By NEIL HARTNELL
Tribune Business Editor
The Bahamas “must be at the table” in developing a financial compensation mechanism for climate change, a top official said yesterday, adding: “The next hurricane can wipe us out.”
Rochelle Newbold, the Department of Environmental Planning and Protection (DEPP) director, argued that The Bahamas’ presence at the upcoming 2021 United Nations Climate Change conference was vital to try and seek redress for environmental change this nation is not responsible for.
With The Bahamas having suffered an estimated $3.4bn in economic losses and damage as a result of Hurricane Dorian, Ms Newbold told a press conference at the Prime Minister’s Office that this nation bore no responsibility or influence over the global warming thought to be producing sea level rise and increasingly more frequent and powerful hurricanes.
Asserting that “even if The Bahamas did 100 percent of what we ought to do” in living up to its Paris climate accords commitment, she added that this nation was “a drop in the bucket” when compared to major green house gas emitters such as China, the US and major industrialised nations.
“We need to be there to ensure The Bahamas gets a fair share,” Ms Newbold said, referring to talks on a potential funding mechanism that would potentially help compensate small island developing states (SIDS) for losses and damage stemming from hurricanes and other climate-related events.
The Bahamas has consistently struggled to access grant financing and other forms of development funding for several decades due to its high per capita income levels, and the DEPP director warned that this nation could suffer the same fate on climate change if it was not present in Glasgow at COP26 to make its case.
“People look at The Bahamas and say we’re too rich, we have all these hotels, drive all these fancy cars and do all these things,” she added. “We do need money. The next hurricane can truly wipe out this country.”

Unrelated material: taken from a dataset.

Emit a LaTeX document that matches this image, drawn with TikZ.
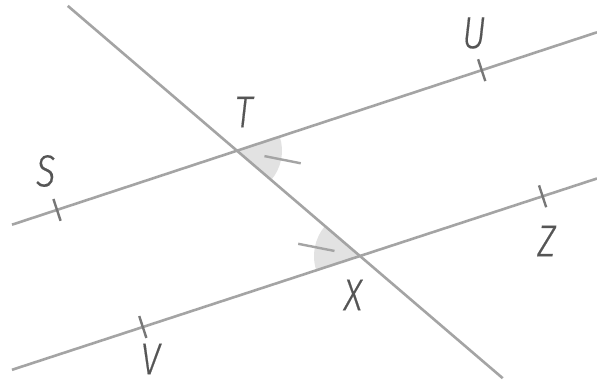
\documentclass[tikz,border=0pt]{standalone}
\usepackage{fontspec}
\newfontfamily\lblfont[FakeStretch=0.8, FakeBold=0.35]{Fira Sans Light}
\usetikzlibrary{calc}
\definecolor{linegray}{HTML}{A4A4A4}
\definecolor{textgray}{HTML}{555555}
\definecolor{anglegray}{HTML}{E2E2E2}
\tikzset{
  mainline/.style={draw=linegray, line width=2.6pt},
  tickmark/.style={draw=textgray!80, line width=2.4pt},
  angletick/.style={draw=linegray, line width=2.4pt},
  anglefill/.style={fill=anglegray},
  lbl/.style={text=textgray, font=\lblfont\itshape\fontsize{45}{45}\selectfont, inner sep=0pt}
}
\begin{document}
\begin{tikzpicture}[x=1pt,y=1pt]
\useasboundingbox[fill=white] (0,0) rectangle (597,385);
% points
\coordinate (T) at (237,234.3);
\coordinate (X) at (360,129);
\coordinate (A1) at (12,160.3);
\coordinate (A2) at (597,352.7);
\coordinate (B1) at (12,15.2);
\coordinate (B2) at (597,206.5);
\coordinate (C1) at (67.8,379.1);
\coordinate (C2) at (502.7,6.8);
\coordinate (S) at (57,175.1);
\coordinate (U) at (481.7,314.8);
\coordinate (V) at (142.8,58);
\coordinate (Z) at (542.6,188.7);
% angle sectors
\fill[anglefill] (T) -- ++(18.21:45) arc (18.21:-40.56:45) -- cycle;
\fill[anglefill] (X) -- ++(139.44:46) arc (139.44:198.21:46) -- cycle;
% lines
\draw[mainline] (A1) -- (A2);
\draw[mainline] (B1) -- (B2);
\draw[mainline] (C1) -- (C2);
% point ticks
\draw[tickmark] ($(S)!11.5pt!90:(T)$) -- ($(S)!11.5pt!-90:(T)$);
\draw[tickmark] ($(U)!11.5pt!90:(T)$) -- ($(U)!11.5pt!-90:(T)$);
\draw[tickmark] ($(V)!11.5pt!90:(X)$) -- ($(V)!11.5pt!-90:(X)$);
\draw[tickmark] ($(Z)!11.5pt!90:(X)$) -- ($(Z)!11.5pt!-90:(X)$);
% angle ticks
\draw[angletick] ($(T)+(-11.17:28)$) -- ($(T)+(-11.17:65)$);
\draw[angletick] ($(X)+(168.83:26)$) -- ($(X)+(168.83:63)$);
% labels
\node[lbl] (lU) at (474,352) {U};
\node[lbl] (lT) at (243.7,273) {T};
\node[lbl] (lS) at (45.7,214) {S};
\node[lbl] (lZ) at (546.5,144) {Z};
\node[lbl] (lX) at (353,90) {X};
\node[lbl] (lV) at (150.4,26) {V};
\end{tikzpicture}
\end{document}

Ms Newbold said The Bahamas also needed to exploit potential opportunities such as carbon credits, particularly given its large coastal sea area - something she branded as the biggest in the region, and more expansive than all other Caribbean countries combined.

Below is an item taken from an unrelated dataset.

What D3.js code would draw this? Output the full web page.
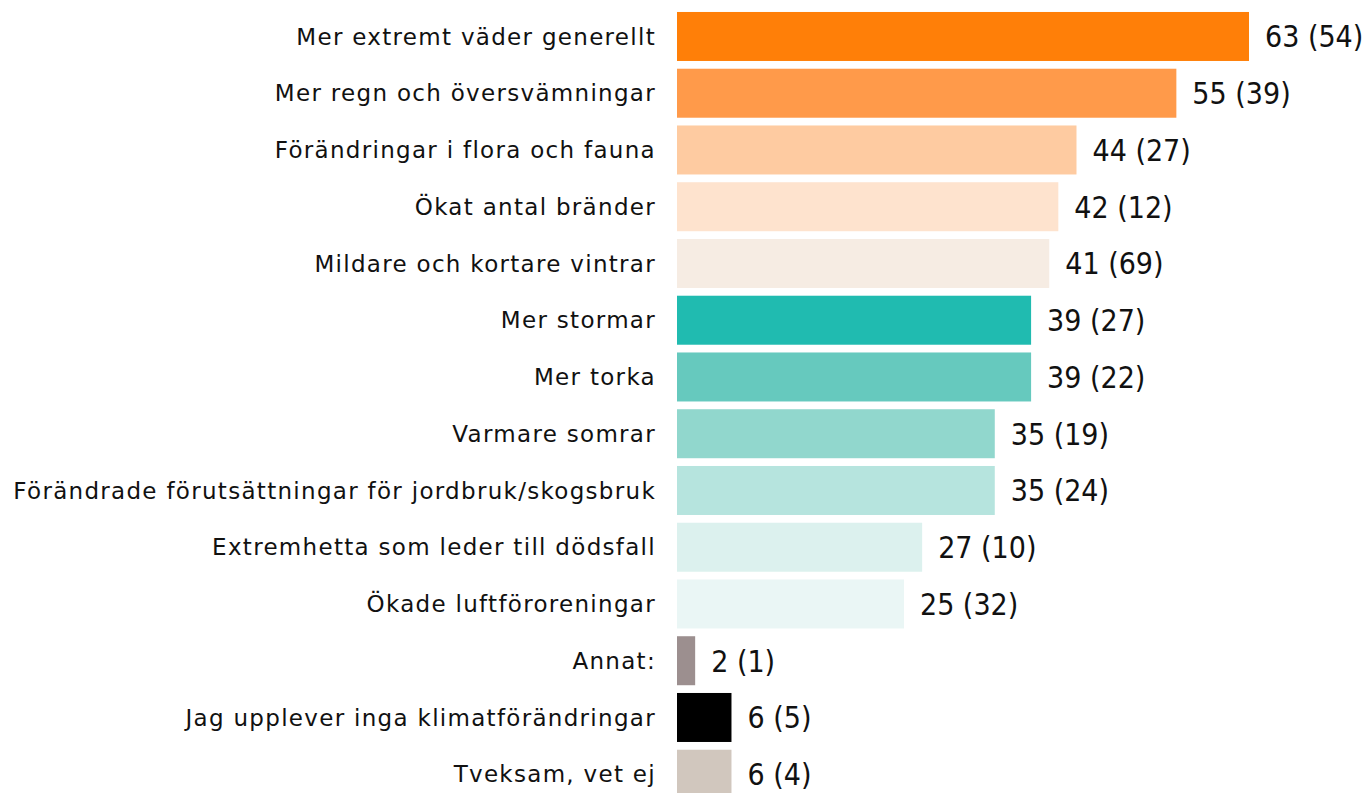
<!DOCTYPE html>
<html>
<head>
<meta charset="utf-8">
<script src="https://cdn.jsdelivr.net/npm/d3@7"></script>
<style>
  body { margin: 0; background: #fff; }
  text { font-family: "Century Gothic", "DejaVu Sans", sans-serif; fill: #111; }
  .value { font-family: "DejaVu Sans Condensed", "DejaVu Sans", sans-serif; font-stretch: condensed; }
</style>
</head>
<body>
<svg id="chart" width="1370" height="793"></svg>
<script>
const categories = [
    "Mer extremt väder generellt",
    "Mer regn och översvämningar",
    "Förändringar i flora och fauna",
    "Ökat antal bränder",
    "Mildare och kortare vintrar",
    "Mer stormar",
    "Mer torka",
    "Varmare somrar",
    "Förändrade förutsättningar för jordbruk/skogsbruk",
    "Extremhetta som leder till dödsfall",
    "Ökade luftföroreningar",
    "Annat:",
    "Jag upplever inga klimatförändringar",
    "Tveksam, vet ej"
];
const values = [63, 55, 44, 42, 41, 39, 39, 35, 35, 27, 25, 2, 6, 6];
const previous = [54, 39, 27, 12, 69, 27, 22, 19, 24, 10, 32, 1, 5, 4];
const colors = ["#ff7f08", "#ff9a4a", "#fecba1", "#fee3ce", "#f6ece3",
    "#20bbb0", "#66c9be", "#91d7cd", "#b6e4de", "#dcf1ee", "#eaf6f5",
    "#9c8f8f", "#000000", "#d1c7be"];

const svg = d3.select("#chart");

const x = d3.scaleLinear().domain([0, 63]).range([677, 1249]);
const y = d3.scaleBand()
    .domain(categories)
    .range([8.1, 8.1 + 14 * 56.75])
    .paddingInner(0.1366)
    .paddingOuter(0.0683);

const rows = svg.selectAll("g.row")
    .data(categories)
    .enter()
    .append("g")
    .attr("class", "row");

rows.append("rect")
    .attr("x", x(0))
    .attr("y", d => y(d))
    .attr("width", (d, i) => x(values[i]) - x(0))
    .attr("height", y.bandwidth())
    .attr("fill", (d, i) => colors[i]);

// category labels
rows.append("text")
    .attr("x", 656)
    .attr("y", d => y(d) + y.bandwidth() / 2)
    .attr("dy", "0.35em")
    .attr("text-anchor", "end")
    .style("font-size", "23px")
    .style("letter-spacing", "1.3px")
    .text(d => d);

// value labels
rows.append("text")
    .attr("class", "value")
    .attr("x", (d, i) => x(values[i]) + 16)
    .attr("y", d => y(d) + y.bandwidth() / 2)
    .attr("dy", "0.36em")
    .style("font-size", "30px")
    .text((d, i) => values[i] + " (" + previous[i] + ")");
</script>
</body>
</html>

She explained that The Bahamas now has an opportunity to use its sea grass, mangroves and coral reefs as “currency” when it came to carbon credits, adding: “The environment is our economy. It’s important for us to be there. It’s financially important, it’s socially important, and it’s important to ensure we are part of this global discussion.
“If you are not part of the international discussions, you do not exist on this planet. We have to be there in order to have a voice. We’re going to COP26 to talk about this [financing] mechanism for loss and damage. We suffered damage and loss. We suffered the event [Dorian].
“If we are not there to ask the question, and who pays, they will say it’s your country, your damage and you should pay.”